Dans ce climat morose, les Algériens étaient unis et déterminés à lutter pour une seule cause: celle de la Libération. Je vous raconte quelque chose ; une fois à l’école française, j’avais le courage de frapper un militaire français avec un coup de pied. Je me cachais dans une foule d’élèves, personne ne m’a dénoncé. Ils étaient tous complices avec moi. Je garde toujours l’image des Moudjahidine  entrain de faire la prière collectif.

Etes-vous un écrivain engagé et en quoi militez-vous ?

J’écris des poèmes et des livres. Ma poésie retrace l’Histoire de notre identité, notre islamité et algérianneté. Je rédige en trois langues : le kabyle, le français et l’arabe dialectal. Ma poésie a pour objectif de narrer l’Histoire, de la vulgariser à travers des mots rimés. La poésie historique consiste à transmettre des faits réels à travers la bonne parole.
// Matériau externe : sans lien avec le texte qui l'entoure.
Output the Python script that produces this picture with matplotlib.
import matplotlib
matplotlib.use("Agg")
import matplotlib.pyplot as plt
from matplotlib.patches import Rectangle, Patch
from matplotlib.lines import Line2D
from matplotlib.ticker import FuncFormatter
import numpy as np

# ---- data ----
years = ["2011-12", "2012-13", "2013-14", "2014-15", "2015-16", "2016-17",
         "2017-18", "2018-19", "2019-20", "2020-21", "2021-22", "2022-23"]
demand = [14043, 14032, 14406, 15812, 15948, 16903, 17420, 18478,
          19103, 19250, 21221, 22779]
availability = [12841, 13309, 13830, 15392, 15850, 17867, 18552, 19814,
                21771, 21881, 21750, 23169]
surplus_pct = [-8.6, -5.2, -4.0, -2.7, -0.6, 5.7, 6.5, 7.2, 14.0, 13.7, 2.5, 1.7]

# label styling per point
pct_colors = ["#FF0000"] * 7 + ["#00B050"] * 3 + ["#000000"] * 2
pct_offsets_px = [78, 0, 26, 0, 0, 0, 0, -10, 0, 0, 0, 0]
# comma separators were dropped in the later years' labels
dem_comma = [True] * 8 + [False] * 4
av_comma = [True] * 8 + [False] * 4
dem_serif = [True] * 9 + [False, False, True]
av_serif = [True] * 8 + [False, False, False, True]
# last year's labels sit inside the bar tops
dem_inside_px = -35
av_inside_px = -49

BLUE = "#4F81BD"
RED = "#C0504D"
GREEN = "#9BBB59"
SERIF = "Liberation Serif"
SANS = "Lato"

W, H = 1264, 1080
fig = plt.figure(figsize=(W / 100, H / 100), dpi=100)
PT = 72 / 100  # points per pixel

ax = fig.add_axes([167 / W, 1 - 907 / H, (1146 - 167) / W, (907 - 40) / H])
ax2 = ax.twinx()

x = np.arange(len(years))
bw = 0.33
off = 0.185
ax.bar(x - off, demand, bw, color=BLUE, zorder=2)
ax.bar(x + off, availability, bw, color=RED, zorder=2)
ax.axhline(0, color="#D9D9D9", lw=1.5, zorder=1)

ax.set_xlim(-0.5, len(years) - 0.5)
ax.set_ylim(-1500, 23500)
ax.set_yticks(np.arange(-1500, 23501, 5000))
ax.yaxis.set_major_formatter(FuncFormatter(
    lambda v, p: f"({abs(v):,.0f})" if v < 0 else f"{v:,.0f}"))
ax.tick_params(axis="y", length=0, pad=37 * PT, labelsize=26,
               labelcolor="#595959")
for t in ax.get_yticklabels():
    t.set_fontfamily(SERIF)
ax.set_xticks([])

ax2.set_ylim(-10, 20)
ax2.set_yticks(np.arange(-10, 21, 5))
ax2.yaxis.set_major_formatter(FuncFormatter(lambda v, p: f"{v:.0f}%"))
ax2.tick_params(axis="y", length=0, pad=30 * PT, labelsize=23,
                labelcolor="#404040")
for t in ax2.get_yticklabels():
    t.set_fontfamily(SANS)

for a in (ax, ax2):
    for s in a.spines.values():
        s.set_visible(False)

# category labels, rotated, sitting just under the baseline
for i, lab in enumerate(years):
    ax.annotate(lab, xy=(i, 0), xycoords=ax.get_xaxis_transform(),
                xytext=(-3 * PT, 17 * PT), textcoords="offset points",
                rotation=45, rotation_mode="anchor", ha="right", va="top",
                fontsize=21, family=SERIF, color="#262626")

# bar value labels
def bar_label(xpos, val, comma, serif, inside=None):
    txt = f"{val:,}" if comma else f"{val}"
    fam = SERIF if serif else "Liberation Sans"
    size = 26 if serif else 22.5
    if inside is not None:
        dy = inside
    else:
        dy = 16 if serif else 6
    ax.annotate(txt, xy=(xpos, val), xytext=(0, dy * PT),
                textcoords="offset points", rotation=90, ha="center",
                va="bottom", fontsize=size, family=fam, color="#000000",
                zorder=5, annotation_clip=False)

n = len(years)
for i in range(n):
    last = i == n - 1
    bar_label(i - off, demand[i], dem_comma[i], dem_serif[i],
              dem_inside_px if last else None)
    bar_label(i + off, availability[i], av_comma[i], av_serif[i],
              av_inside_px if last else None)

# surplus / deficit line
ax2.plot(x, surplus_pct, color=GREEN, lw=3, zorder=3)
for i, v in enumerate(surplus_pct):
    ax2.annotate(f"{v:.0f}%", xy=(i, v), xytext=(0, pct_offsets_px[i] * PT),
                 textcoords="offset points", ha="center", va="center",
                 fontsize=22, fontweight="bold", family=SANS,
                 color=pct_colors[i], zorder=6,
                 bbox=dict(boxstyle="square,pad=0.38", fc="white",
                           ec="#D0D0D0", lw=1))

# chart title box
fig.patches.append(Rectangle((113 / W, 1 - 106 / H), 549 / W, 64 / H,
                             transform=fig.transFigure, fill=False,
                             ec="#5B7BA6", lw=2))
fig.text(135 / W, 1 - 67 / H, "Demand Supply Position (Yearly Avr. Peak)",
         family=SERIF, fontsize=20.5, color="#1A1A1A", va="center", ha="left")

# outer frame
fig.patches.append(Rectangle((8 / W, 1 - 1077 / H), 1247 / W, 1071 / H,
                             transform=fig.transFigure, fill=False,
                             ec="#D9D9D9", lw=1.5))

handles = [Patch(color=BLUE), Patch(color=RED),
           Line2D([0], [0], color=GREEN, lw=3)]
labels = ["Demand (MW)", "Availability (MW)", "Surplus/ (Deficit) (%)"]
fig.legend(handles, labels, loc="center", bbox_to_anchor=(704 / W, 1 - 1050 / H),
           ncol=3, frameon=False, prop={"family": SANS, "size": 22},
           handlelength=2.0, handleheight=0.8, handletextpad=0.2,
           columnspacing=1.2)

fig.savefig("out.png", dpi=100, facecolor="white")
J’ai réalisé un DVD en 2011 qui retrace certaines dates de l’Histoire de l’Algérie depuis l’ère romaine jusqu’au 1er Novembre 1954. Il contient 17 poèmes en langue amazigh, d’une durée de 21 minutes,  illustrés  d’images réelles de la Révolution dont la source est le musée du Moudjahid de Tizi-Ouzou. Parmi les thèmes retenus dans ce travail, il y a les ruines romaines, les atrocités de l’Armée française, la rencontre des 22, le Congrès de la Soummam….etc.

Je lutte pour l’humanité, la préservation de notre culture, et l’environnement.
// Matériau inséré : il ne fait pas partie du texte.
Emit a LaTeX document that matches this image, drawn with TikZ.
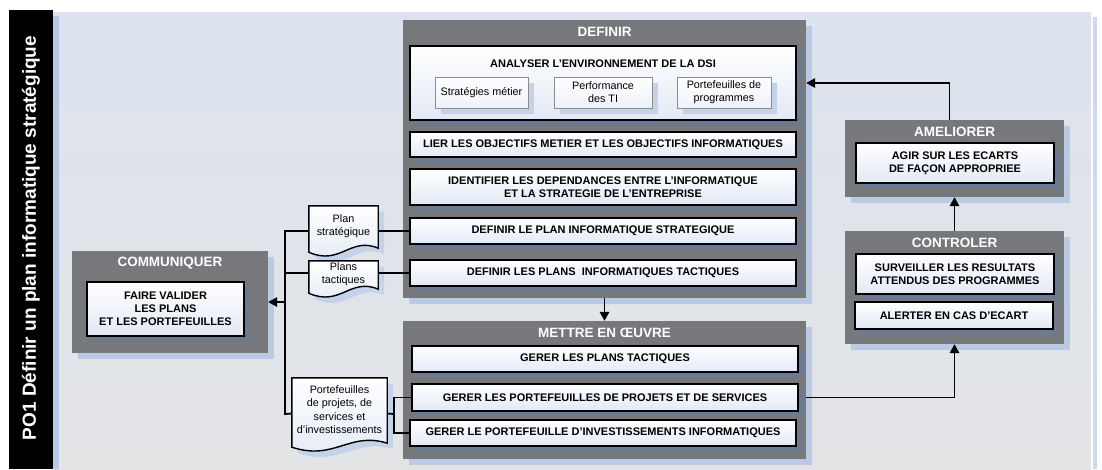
\documentclass[tikz,border=0pt]{standalone}
\usepackage{fontspec}
\setmainfont{Liberation Sans}
\usetikzlibrary{arrows.meta,shadows,calc}

\definecolor{grpgrey}{HTML}{77787C}
\definecolor{grpshadow}{HTML}{B9CAE2}
\definecolor{boxshadow}{HTML}{6C7A91}
\definecolor{boxlow}{HTML}{E2E9F5}
\definecolor{subline}{HTML}{8C8C8C}
\definecolor{subshadow}{HTML}{C4D3E9}
\definecolor{paneltop}{HTML}{DCE3EE}
\definecolor{panelbot}{HTML}{E3E4E6}
\definecolor{stripblue}{HTML}{B8CAE3}

\pgfdeclarelayer{back}
\pgfdeclarelayer{docs}
\pgfsetlayers{back,docs,main}

% outline of a document symbol (wavy bottom) around a named node, with its shadow
\newcommand\docoutline[1]{%
  \begin{pgfonlayer}{docs}
  \foreach \dd/\sty in {6pt/docshade,0pt/docbody}{%
    \path[\sty] let \p1=(#1.south west), \p2=(#1.north east) in
      (\x1+\dd,\y2-\dd) -- (\x2+\dd,\y2-\dd) -- (\x2+\dd,\y1-2pt-\dd)
      .. controls (0.6*\x2+0.4*\x1+\dd,\y1+10pt-\dd) and (0.55*\x1+0.45*\x2+\dd,\y1-20pt-\dd)
      .. (\x1+\dd,\y1-6pt-\dd) -- cycle;}
  \end{pgfonlayer}}

\tikzset{
  % place a rectangular node by its top-left and bottom-right corners (x0,y0,x1,y1)
  corners/.code args={#1,#2,#3,#4}{%
    \pgfmathsetmacro\bxc{(#1+#3)/2}\pgfmathsetmacro\byc{(#2+#4)/2}%
    \pgfmathsetmacro\bxw{#3-#1}\pgfmathsetmacro\byh{#4-#2}%
    \edef\bxtmp{\noexpand\pgfkeysalso{at={(\bxc,\byc)},
      minimum width=\bxw pt, minimum height=\byh pt}}\bxtmp},
  grp/.style={fill=grpgrey, inner sep=0pt,
    drop shadow={shadow xshift=6pt,shadow yshift=-6pt,fill=grpshadow,opacity=1}},
  grptitle/.style={text=white, inner sep=0pt, anchor=base,
    font=\fontsize{13.5}{16}\selectfont\bfseries},
  task/.style={draw=black, line width=1.4pt, top color=white, bottom color=boxlow,
    inner sep=0pt, align=center, font=\fontsize{11}{13.2}\selectfont\bfseries,
    drop shadow={shadow xshift=5pt,shadow yshift=-5pt,fill=boxshadow,opacity=1}},
  tasktitle/.style={inner sep=0pt, anchor=base, font=\fontsize{11}{13}\selectfont\bfseries},
  sub/.style={draw=subline, line width=0.8pt, top color=white, bottom color=boxlow!60!white,
    inner sep=0pt, align=center, font=\fontsize{10.8}{13}\selectfont,
    drop shadow={shadow xshift=6pt,shadow yshift=-6pt,fill=subshadow,opacity=1}},
  doctext/.style={inner sep=0pt, align=center, font=\fontsize{10.8}{13.3}\selectfont},
  docshade/.style={fill=subshadow},
  docbody/.style={draw=black, line width=1.4pt, top color=white, bottom color=boxlow},
  conn/.style={draw=black, line width=1.8pt, line join=miter},
  arrow/.style={conn, -{Triangle[length=9pt,width=9.5pt]}},
  sidetitle/.style={text=white, inner sep=0pt, font=\fontsize{19}{22}\selectfont\bfseries}
}

\begin{document}
\begin{tikzpicture}[x=1pt,y=-1pt]
\useasboundingbox (0,0) rectangle (1102,469);

% page frame: title band and light panel
\begin{pgfonlayer}{back}
  \fill[black] (9,10) rectangle (53,469);
  \shade[top color=paneltop,bottom color=panelbot] (53,12) rectangle (1091,469);
  \fill[stripblue] (53,16) rectangle (59,469);
  \fill[stripblue!70!white] (1093,17) rectangle (1097,469);
\end{pgfonlayer}
\node[sidetitle, rotate=90] (pagetitle) at (31,238) {PO1 Définir un plan informatique stratégique};

% DEFINIR
\node[grp, corners={403,20,806,298}] (definir) {};
\node[grptitle] (definirT) at (604.5,36) {DEFINIR};
\node[task, corners={410,46,796,120}] (analyse) {};
\node[tasktitle] (analyseT) at (603,67) {ANALYSER L'ENVIRONNEMENT DE LA DSI};
\node[sub, corners={435,77,528,108}] (strat) {Stratégies métier};
\node[sub, corners={554,77,652,108}] (perf) {Performance\\des TI};
\node[sub, corners={677,77,771,108}] (portprog) {Portefeuilles de\\programmes};
\node[task, corners={410,132,796,157}] (lier) {LIER LES OBJECTIFS METIER ET LES OBJECTIFS INFORMATIQUES};
\node[task, corners={410,169,796,205}] (ident) {IDENTIFIER LES DEPENDANCES ENTRE L'INFORMATIQUE\\ET LA STRATEGIE DE L'ENTREPRISE};
\node[task, corners={410,218,796,244}] (defplan) {DEFINIR LE PLAN INFORMATIQUE STRATEGIQUE};
\node[task, corners={410,260,796,286}] (deftac) {DEFINIR LES PLANS~ INFORMATIQUES TACTIQUES};

% METTRE EN OEUVRE
\node[grp, corners={403,321,806,459}] (mettre) {};
\node[grptitle] (mettreT) at (604.5,337) {METTRE EN ŒUVRE};
\node[task, corners={412,346,798,372}] (gertac) {GERER LES PLANS TACTIQUES};
\node[task, corners={412,384,798,411}] (gerport) {GERER LES PORTEFEUILLES DE PROJETS ET DE SERVICES};
\node[task, corners={410,420,796,446}] (gerinv) {GERER LE PORTEFEUILLE D'INVESTISSEMENTS INFORMATIQUES};

% AMELIORER
\node[grp, corners={845,120,1064,197}] (amel) {};
\node[grptitle] (amelT) at (954.5,136) {AMELIORER};
\node[task, corners={856,143,1054,183}] (agir) {AGIR SUR LES ECARTS\\DE FAÇON APPROPRIEE};

% CONTROLER
\node[grp, corners={845,231,1064,344}] (ctrl) {};
\node[grptitle] (ctrlT) at (954.5,247) {CONTROLER};
\node[task, corners={856,254,1054,294}] (surv) {SURVEILLER LES RESULTATS\\ATTENDUS DES PROGRAMMES};
\node[task, corners={855,302,1053,329}] (alert) {ALERTER EN CAS D'ECART};

% COMMUNIQUER
\node[grp, corners={72,251,268,353}] (comm) {};
\node[grptitle] (commT) at (170,266) {COMMUNIQUER};
\node[task, corners={87,282,244,336}] (valid) {FAIRE VALIDER\\LES PLANS\\ET LES PORTEFEUILLES};

% documents
\node[doctext, corners={309,206,378,246}] (docS) {Plan\\stratégique};
\node[doctext, corners={309,261,378,287}] (docT) {Plans\\tactiques};
\node[doctext, corners={292,378,387,441}] (docP) {Portefeuilles\\de projets, de\\services et\\d'investissements};
\docoutline{docS}
\docoutline{docT}
\docoutline{docP}

% connectors
\coordinate (bus) at (285,302);
\coordinate (busend) at (285,414);
\coordinate (fork) at (394,414);
\draw[conn] (docS.west |- defplan.west) -| (busend) -- ([yshift=-4pt]docP.west);
\draw[conn] (docS.east |- defplan.west) -- (defplan.west);
\draw[conn] (docT.west |- deftac.west) -- (bus |- deftac.west);
\draw[conn] (docT.east |- deftac.west) -- (deftac.west);
\draw[arrow] (bus) -- (comm.east);
\draw[conn] ([yshift=-4pt]docP.east) -- (fork);
\draw[conn] (gerport.west) -| (fork) |- (gerinv.west);
\draw[arrow] (definir.south) -- (mettre.north);
\draw[arrow] (gerport.east -| mettre.east) -| (ctrl.south);
\draw[arrow] (ctrl.north) -- (amel.south);
\draw[arrow] ([xshift=-5pt]amel.north) |- (analyse.east -| definir.east);
\end{tikzpicture}
\end{document}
Quelles sont vos sources de documentation ?

Tous les  ouvrages ou écrits concernant la Révolution. Je fais mes recherches dans les bibliothèques, les musées, je sélectionne le thème et ensuite je compose ma poésie. Dans ma quête, j’ai eu l’occasion de visiter le musée de France, là j’ai trouvé un nombre de photo et des documents concernant le 1er Novembre, des visages connus de la Révolution…etc.
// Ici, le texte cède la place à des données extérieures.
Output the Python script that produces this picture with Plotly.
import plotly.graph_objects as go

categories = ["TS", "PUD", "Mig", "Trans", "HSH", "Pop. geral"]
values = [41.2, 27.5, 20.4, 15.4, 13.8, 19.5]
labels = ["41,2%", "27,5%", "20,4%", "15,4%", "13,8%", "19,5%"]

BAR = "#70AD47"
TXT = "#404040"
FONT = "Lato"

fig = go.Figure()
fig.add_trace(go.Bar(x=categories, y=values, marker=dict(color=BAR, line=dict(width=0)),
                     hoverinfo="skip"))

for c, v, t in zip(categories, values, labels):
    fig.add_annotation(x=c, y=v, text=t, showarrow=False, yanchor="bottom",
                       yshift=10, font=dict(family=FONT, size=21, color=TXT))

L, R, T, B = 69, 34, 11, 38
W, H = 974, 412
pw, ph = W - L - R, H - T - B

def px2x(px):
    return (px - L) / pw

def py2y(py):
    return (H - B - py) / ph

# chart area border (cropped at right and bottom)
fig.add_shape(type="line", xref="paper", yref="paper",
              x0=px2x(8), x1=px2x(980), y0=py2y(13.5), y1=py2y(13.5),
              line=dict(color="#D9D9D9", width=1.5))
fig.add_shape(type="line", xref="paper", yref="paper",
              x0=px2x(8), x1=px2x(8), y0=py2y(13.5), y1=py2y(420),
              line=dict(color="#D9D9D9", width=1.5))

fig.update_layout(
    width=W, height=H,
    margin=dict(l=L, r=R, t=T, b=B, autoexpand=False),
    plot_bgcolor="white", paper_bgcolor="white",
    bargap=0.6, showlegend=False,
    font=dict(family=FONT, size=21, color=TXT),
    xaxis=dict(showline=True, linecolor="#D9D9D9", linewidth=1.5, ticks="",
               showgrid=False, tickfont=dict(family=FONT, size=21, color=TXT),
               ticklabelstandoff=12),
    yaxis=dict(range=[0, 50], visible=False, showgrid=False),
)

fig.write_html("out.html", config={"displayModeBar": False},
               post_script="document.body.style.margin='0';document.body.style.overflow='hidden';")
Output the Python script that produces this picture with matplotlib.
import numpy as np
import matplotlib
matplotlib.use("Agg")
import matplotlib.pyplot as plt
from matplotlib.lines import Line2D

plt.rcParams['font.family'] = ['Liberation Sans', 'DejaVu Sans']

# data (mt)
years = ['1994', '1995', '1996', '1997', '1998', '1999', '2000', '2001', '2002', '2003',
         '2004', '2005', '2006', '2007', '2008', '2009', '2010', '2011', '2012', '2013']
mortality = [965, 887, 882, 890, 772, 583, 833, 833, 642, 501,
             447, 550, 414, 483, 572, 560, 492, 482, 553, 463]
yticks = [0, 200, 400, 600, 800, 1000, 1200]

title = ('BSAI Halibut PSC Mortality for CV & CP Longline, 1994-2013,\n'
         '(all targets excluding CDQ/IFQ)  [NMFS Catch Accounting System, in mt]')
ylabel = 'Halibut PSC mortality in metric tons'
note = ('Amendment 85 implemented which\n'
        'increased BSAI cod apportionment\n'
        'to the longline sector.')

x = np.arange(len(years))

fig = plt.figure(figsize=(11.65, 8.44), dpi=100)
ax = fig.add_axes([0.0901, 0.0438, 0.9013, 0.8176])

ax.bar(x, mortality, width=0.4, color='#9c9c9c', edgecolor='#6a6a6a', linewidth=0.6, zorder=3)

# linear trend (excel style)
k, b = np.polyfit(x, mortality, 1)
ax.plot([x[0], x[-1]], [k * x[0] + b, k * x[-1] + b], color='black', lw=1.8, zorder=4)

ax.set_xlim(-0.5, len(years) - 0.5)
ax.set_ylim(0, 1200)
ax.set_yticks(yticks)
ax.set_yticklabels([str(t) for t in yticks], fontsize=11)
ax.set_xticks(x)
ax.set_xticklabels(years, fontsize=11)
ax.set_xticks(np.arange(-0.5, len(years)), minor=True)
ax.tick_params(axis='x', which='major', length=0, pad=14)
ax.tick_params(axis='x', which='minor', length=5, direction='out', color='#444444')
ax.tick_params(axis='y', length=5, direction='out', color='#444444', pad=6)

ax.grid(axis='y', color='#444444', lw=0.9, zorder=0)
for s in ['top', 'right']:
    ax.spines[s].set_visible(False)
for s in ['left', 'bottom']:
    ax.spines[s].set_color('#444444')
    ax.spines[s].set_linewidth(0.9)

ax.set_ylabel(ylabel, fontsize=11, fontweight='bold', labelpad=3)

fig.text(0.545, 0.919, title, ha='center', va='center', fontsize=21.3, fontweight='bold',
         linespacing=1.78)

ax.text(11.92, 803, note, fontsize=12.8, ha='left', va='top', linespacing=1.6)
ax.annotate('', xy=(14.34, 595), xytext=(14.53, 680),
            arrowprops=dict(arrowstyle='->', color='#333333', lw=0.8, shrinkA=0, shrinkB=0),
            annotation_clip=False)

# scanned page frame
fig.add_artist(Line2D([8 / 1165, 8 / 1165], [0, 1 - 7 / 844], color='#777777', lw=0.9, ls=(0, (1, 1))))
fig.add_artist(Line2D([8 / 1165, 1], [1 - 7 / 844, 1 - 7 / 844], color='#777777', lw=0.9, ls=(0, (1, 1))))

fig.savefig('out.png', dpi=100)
Comme vous le saviez,  la poésie révolutionnaire dans la majorité est orale. Elle s’est  transmise par la voie orale entre  les générations. Le moment est venu pour qu’elle soit rédigée, préservée afin qu’elle soit un moyen d’archiver notre Histoire.

Que préparez-vous pour les prochaines échéances ?

Je suis entrain de préparer un livre sur la Révolution, la préface s’intitule «le Serment», qui veut dire l’unanimité de tout le peuple algérien pour une seule cause : la liberté. Pour le moment je pense lui donner comme titre : «le parcours d’un adolescent pendant la Guerre de Libération», pour mettre la lumière sur des faits que j’ai vécu pendant la Révolution et mettre en envergure les différentes batailles qui se sont déroulées dans mon village à cette époque. A titre d’exemple, la bataille d’Ezemmourène, où plus de 136 martyrs sont tombés au champ d’honneur. Une stèle symbolise cette bataille à été inaugurée à Aït Khelili. Je signale également que le communiqué du 1er Novembre a été tapé  à Ighil Imoula dans la maison d’Ali Zaâmoum. D’ailleurs, quand le texte se rédigeait en dactylo, on faisait du bruit pour que l’Armée française ne découvre pas ce qu’on faisait.

Quel message pourriez-vous lancer à l’occasion de la célébration du 1er Novembre ?

Malgré les souffrances subies, avec l’aide du Dieu, nous avons pu faire face à une des plus puissante force coloniale. Je lance un appel au peuple algérien, notamment la jeunesse à œuvrer pour l’édification de ce pays, sa prospérité. Notre bataille actuelle est une bataille économique et culturelle, elle nous oblige à retrousser nos manches pour travailler afin que l’Algérie indépendante retrouve le chemin du développement et de la prospérité.

Je trouve que la poésie étant un art, peut jouer un rôle important dans la transmission des informations et des faits liés à notre Histoire et notre patrimoine et culture. Elle sert à archiver des faits réels et peut servir à un gisement d’information, puisque la Guerre de Libération une Révolution où chacun a essayé  à sa manière de contribuer à la liberté du pays, même avec la parole.

Il détient des photos historiques sur les opérations de ratissage menées par l’administration coloniale, comme il possède à la première levée du drapeau algérien après la déclaration de l’indépendance en 1962 au village d’Akerrou.

Bio Express :       

Hacène Begriche est un poète et militant engagé. Né le 23 juillet 1945 dans une famille modeste de haute Kabylie et précisément au village d’Akerrou situé dans la commune d’Aït Khelili, daïra de Mekla. Beghriche a perdu son père dès son jeune âge (à 7ans), son premier apprentissage s’est fait avec sa mère et son petit frère autour de Kanoun, qui est un apprentissage des histoires de la vie au sein de la famille.

Après ses études à la mosquée du village, il a fait ses premiers pas dans un contexte difficile pour les Algériens du temps du colonisation  française. Au déclenchement de la Révolution, M. Begriche n’avait que neuf ans et c’est à partir de là qu’il a vu le vent de la liberté souffler.